On a crisp morning Gavin Booth of Australian Truffle Traders introduces Molly, a rescue dog turned highly trained truffle hunter. During truffle season she is put to work on the Booth family’s Manjimup orchard. Planted 11 years ago it’s a mix of oak and hazel trees, the roots inoculated for the cultivation of the precious Tuber melanosporum, or black winter truffle. While the image of the truffle industry in other parts of the world can be one of secrecy, in Manjimup, in the south west of Western Australia, hunting for truffles is a seasonal attraction for chefs, keen cooks and the food curious.
Molly’s olfactory senses are around 120000 times more discerning than humans says Booth. ”So to put it in a gross way, if I was to get my nose and stretch out the surface area, it would cover about two square metres. If you were to get Molly’s and stretch it out it would cover about the size of a soccer pitch.”

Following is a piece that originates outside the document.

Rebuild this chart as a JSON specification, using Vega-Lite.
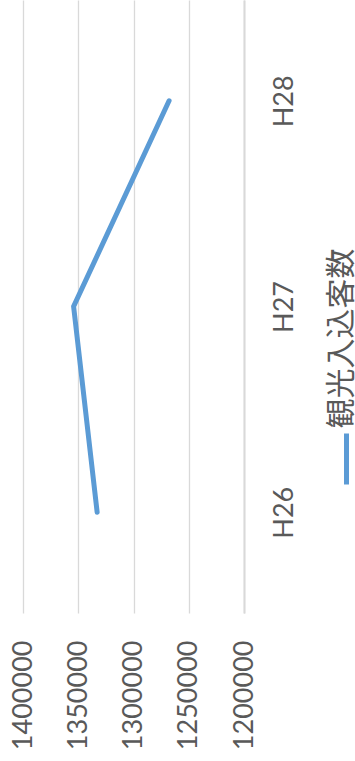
{
  "$schema": "https://vega.github.io/schema/vega-lite/v6.json",
  "autosize": "none",
  "width": 221,
  "height": 613,
  "padding": {"left": 23, "top": 0, "right": 111, "bottom": 148},
  "background": "white",
  "config": {"view": {"stroke": null}},
  "data": {"values": [
    {"year": "H26", "visitors": 1332900, "series": "観光入込客数"},
    {"year": "H27", "visitors": 1354200, "series": "観光入込客数"},
    {"year": "H28", "visitors": 1267800, "series": "観光入込客数"}
  ]},
  "mark": {"type": "line", "strokeWidth": 5, "strokeCap": "round", "strokeJoin": "miter"},
  "encoding": {
    "x": {
      "field": "visitors", "type": "quantitative",
      "scale": {"domain": [1200000, 1400000], "reverse": true, "nice": false, "zero": false},
      "axis": {
        "orient": "bottom", "title": null, "values": [1200000, 1250000, 1300000, 1350000, 1400000],
        "format": "d", "grid": true, "gridColor": "#d9d9d9", "gridWidth": 1.3,
        "domain": false, "ticks": false, "labelAngle": -90, "labelAlign": "right", "labelBaseline": "middle",
        "labelPadding": 27, "labelFont": "Lato", "labelFontSize": 27, "labelColor": "#595959"
      }
    },
    "y": {
      "field": "year", "type": "ordinal",
      "scale": {"type": "point", "domain": ["H28", "H27", "H26"], "padding": 0.49},
      "axis": {
        "orient": "right", "grid": false, "ticks": false, "domain": true, "domainColor": "#d9d9d9", "domainWidth": 2,
        "labelAngle": -90, "labelAlign": "center", "labelBaseline": "top", "labelPadding": 27,
        "labelFont": "Lato", "labelFontSize": 27, "labelColor": "#595959",
        "title": "観光入込客数", "titleAngle": -90, "titleAlign": "center", "titleBaseline": "middle",
        "titleX": 97, "titleY": 338, "titleFont": "Noto Sans CJK JP", "titleFontSize": 30,
        "titleFontWeight": "normal", "titleColor": "#595959"
      }
    },
    "color": {
      "field": "series", "type": "nominal",
      "scale": {"range": ["#5b9bd5"]},
      "legend": {
        "orient": "none", "legendX": 295.5, "legendY": 431, "padding": 0, "title": null,
        "symbolType": "M0,-1L0,1", "symbolSize": 2601, "symbolStrokeWidth": 5,
        "labelExpr": "''", "labelFontSize": 1
      }
    }
  }
}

As we move up through the orchard, a carpet of fallen leaves crunching underfoot Molly leads the way, sniffing at the ground. While you’d think it was for truffle, she is at times, says Booth, “perving”; picking up the scent of a male fox. Distractions aside she’s back to the hunt and soon finds the first of a decent morning’s haul. Booth asks her to show him, and then repeats the command. Homing in on the spot Booth kneels and clears back the leaves. Even before the gentle excavation begins the heady musk of truffle is already evident; only growing stronger as Booth starts to clear the dirt around it.
As Booth carefully digs a trowel underneath the partially uncovered truffle, he coos his approval to Molly, who while a working dog is with her counterparts Gidgee and Max, a part of the family. Mel Booth, Gavin’s wife and business partner spent years training Customs dogs to sniff out narcotics. Now it’s a much gentler pursuit for the dogs she trains.

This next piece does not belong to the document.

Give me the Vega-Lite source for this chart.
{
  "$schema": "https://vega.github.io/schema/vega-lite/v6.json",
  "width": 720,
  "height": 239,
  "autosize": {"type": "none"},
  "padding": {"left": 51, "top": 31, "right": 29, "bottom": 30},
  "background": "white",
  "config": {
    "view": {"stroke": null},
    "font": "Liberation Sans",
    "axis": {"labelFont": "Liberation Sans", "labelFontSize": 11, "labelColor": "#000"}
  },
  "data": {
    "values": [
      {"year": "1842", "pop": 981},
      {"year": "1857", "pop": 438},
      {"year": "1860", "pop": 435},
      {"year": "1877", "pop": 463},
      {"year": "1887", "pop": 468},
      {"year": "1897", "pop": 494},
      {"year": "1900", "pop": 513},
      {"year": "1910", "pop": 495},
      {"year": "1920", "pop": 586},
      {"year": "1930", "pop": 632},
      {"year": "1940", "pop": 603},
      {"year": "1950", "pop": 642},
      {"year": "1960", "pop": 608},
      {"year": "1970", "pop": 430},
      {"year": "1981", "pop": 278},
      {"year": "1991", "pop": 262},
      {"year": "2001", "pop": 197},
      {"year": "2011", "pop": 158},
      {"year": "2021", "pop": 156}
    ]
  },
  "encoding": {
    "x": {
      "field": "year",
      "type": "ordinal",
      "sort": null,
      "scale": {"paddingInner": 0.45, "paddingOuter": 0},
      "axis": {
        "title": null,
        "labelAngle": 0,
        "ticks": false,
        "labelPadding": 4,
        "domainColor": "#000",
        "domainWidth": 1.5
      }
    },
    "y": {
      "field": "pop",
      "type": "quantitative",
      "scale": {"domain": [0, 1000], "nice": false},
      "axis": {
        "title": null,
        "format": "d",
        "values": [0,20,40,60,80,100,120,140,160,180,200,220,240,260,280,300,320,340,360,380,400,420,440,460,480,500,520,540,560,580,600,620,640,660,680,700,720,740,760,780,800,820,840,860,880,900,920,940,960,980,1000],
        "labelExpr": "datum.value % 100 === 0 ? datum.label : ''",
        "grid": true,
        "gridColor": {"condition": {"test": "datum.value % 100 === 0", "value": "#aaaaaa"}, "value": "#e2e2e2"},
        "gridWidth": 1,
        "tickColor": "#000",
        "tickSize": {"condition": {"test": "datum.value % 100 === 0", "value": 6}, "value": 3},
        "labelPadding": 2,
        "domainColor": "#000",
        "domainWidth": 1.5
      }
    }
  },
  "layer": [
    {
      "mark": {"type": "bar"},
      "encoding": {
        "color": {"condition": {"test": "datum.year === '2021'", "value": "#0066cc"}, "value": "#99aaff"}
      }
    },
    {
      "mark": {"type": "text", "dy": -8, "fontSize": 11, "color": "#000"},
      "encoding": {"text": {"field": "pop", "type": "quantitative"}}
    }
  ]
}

“Sometimes they’re like icebergs, Booth says as he continues to tease out the prize. “They just keep going and going.” The biggest specimen pulled from the orchard we’re hunting on was around 900g; the average being about 85g. “I’m pretty chuffed with that,” says Booth genuinely pleased. Our first find is around 200g, of which Booth says, “there’s not a Michelin starred restaurant in the world that wouldn’t be happy seeing that coming through the door.”

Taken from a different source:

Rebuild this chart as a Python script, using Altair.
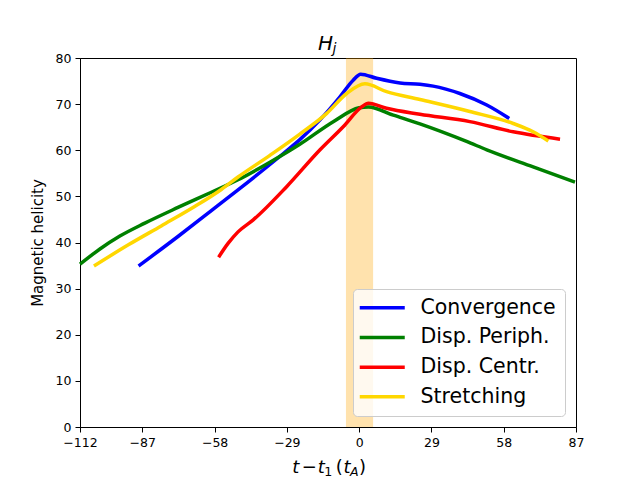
import altair as alt
import pandas as pd

series_names = ["Convergence", "Disp. Periph.", "Disp. Centr.", "Stretching"]
series_colors = ["#0000ff", "#008000", "#ff0000", "#ffd700"]

conv_t = [-88.5, -72.7, -59.3, -48.6, -30.4, -23.8, -15.7, -7.7, -2.4, 0.6, 7.0, 16.4, 24.4, 29.7, 40.4, 51.2, 60.2]
conv_h = [34.9, 41.3, 46.9, 51.4, 59.3, 62.3, 66.6, 71.6, 75.2, 76.5, 75.6, 74.6, 74.3, 73.9, 72.3, 69.8, 66.9]

peri_t = [-112.0, -104.0, -96.0, -86.0, -72.7, -59.3, -48.6, -35.8, -23.8, -10.4, 0.0, 3.7, 13.7, 24.4, 43.1, 51.2, 69.8, 86.6]
peri_h = [35.3, 38.6, 41.4, 44.2, 47.6, 50.9, 53.6, 57.4, 61.3, 66.2, 69.2, 69.4, 67.6, 65.7, 61.9, 60.1, 56.4, 53.1]

cent_t = [-56.4, -52.6, -48.6, -42.5, -29.1, -15.7, -6.4, 1.0, 3.7, 11.0, 24.4, 44.4, 61.8, 80.6]
cent_h = [36.8, 39.8, 42.3, 44.9, 52.1, 60.1, 65.1, 69.4, 70.2, 69.1, 67.8, 66.2, 64.0, 62.4]

stre_t = [-106.4, -92.6, -79.4, -66.0, -55.3, -48.6, -35.8, -23.8, -13.0, -5.0, 2.3, 11.0, 24.4, 44.4, 61.8, 69.8, 75.9]
stre_h = [34.9, 39.5, 43.6, 47.8, 51.5, 54.2, 58.9, 63.5, 68.0, 72.3, 74.4, 72.7, 71.0, 68.4, 65.8, 64.0, 62.0]

band_start = [-5.3]
band_end = [5.6]

x_ticks = [-112, -87, -58, -29, 0, 29, 58, 87]
y_ticks = [0, 10, 20, 30, 40, 50, 60, 70, 80]

rows = []
for name, ts, hs in zip(series_names, [conv_t, peri_t, cent_t, stre_t], [conv_h, peri_h, cent_h, stre_h]):
    for t, h in zip(ts, hs):
        rows.append({"series": name, "t": t, "h": h})
df = pd.DataFrame(rows)
band_df = pd.DataFrame({"t0": band_start, "t1": band_end})

W, H = 496, 369
FONT = "DejaVu Sans"

x_scale = alt.Scale(domain=[-112, 87], nice=False, zero=False)
y_scale = alt.Scale(domain=[0, 80], nice=False, zero=False)

x_axis = alt.Axis(values=x_ticks, title=None, grid=False, tickSize=5, tickColor="black",
                  domainColor="black", labelColor="black", labelFontSize=12.5, labelFont=FONT,
                  labelPadding=4, format="d", labelFlush=False, labelOverlap=False)
y_axis = alt.Axis(values=y_ticks, title="Magnetic helicity", grid=False, tickSize=5, tickColor="black",
                  domainColor="black", labelColor="black", labelFontSize=12.5, labelFont=FONT,
                  labelPadding=4, format="d", labelFlush=False, labelOverlap=False,
                  titleFont=FONT, titleFontSize=15, titleFontWeight="normal", titleColor="black",
                  titlePadding=10)

band = alt.Chart(band_df).mark_rect(color="orange", opacity=0.32).encode(
    x=alt.X("t0:Q", scale=x_scale, axis=x_axis),
    x2="t1:Q",
    y=alt.datum(0, scale=y_scale, axis=y_axis),
    y2=alt.datum(80),
)

lines = alt.Chart(df).mark_line(strokeWidth=3.5, interpolate="monotone").encode(
    x=alt.X("t:Q", scale=x_scale, axis=x_axis),
    y=alt.Y("h:Q", scale=y_scale, axis=y_axis),
    color=alt.Color(
        "series:N",
        scale=alt.Scale(domain=series_names, range=series_colors),
        legend=alt.Legend(
            title=None, orient="none", legendX=273, legendY=231,
            symbolType="M-4.5,0H4.5", symbolSize=100, symbolStrokeWidth=3.5,
            symbolOffset=10.5,
            labelFontSize=20.5, labelFont=FONT, labelColor="black", labelOffset=28,
            rowPadding=8.7, padding=8.5, fillColor="rgba(255,255,255,0.8)",
            strokeColor="#cccccc", cornerRadius=4, labelLimit=400,
        ),
    ),
)

one = pd.DataFrame({"k": [0]})


def txt(s, x, y, size, italic=True):
    kw = dict(text=s, font=FONT, fontSize=size, color="black", align="center", baseline="alphabetic")
    if italic:
        kw["fontStyle"] = "italic"
    return alt.Chart(one).mark_text(**kw).encode(x=alt.value(x), y=alt.value(y))


labels = [
    # title H_j
    txt("H", 245.5, -8.5, 20),
    txt("j", 254.5, -5.5, 14),
    # x title  t − t1 (tA)
    txt("t", 215.8, 414.7, 18),
    txt("−", 229.2, 414.7, 18, italic=False),
    txt("t", 241.2, 414.7, 18),
    txt("1", 248.3, 418.0, 12.6, italic=False),
    txt("(", 259.2, 414.7, 18, italic=False),
    txt("t", 267.0, 414.7, 18),
    txt("A", 274.2, 418.0, 12.6),
    txt(")", 282.5, 414.7, 18, italic=False),
]

chart = alt.layer(band, lines, *labels).properties(
    width=W, height=H,
    autosize=alt.AutoSizeParams(type="none"),
    padding={"left": 72, "top": 50, "right": 56, "bottom": 52},
    background="white",
).configure_view(stroke="black", strokeWidth=1)

chart.save("out.html", embed_options={"renderer": "svg", "actions": False})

Booth says that each chef and cook has their own idea of the perfect truffle. ”That’s pretty much my perfect example,” he says of what we’ve just dug up. “It’s a bit lumpy and bumpy. I don’t like them when they’re too perfect. I think when they’re perfect and round they sort of lose a bit of character.” Chefs have different ideas, some going by size, others smell, while others are just looking for the perfect (albeit expensive) garnish. “The perfect round ones [for garnish] they order by the millimetre not by weight” says Booth. Before long Molly is off again, nose down, Booth eagerly following behind.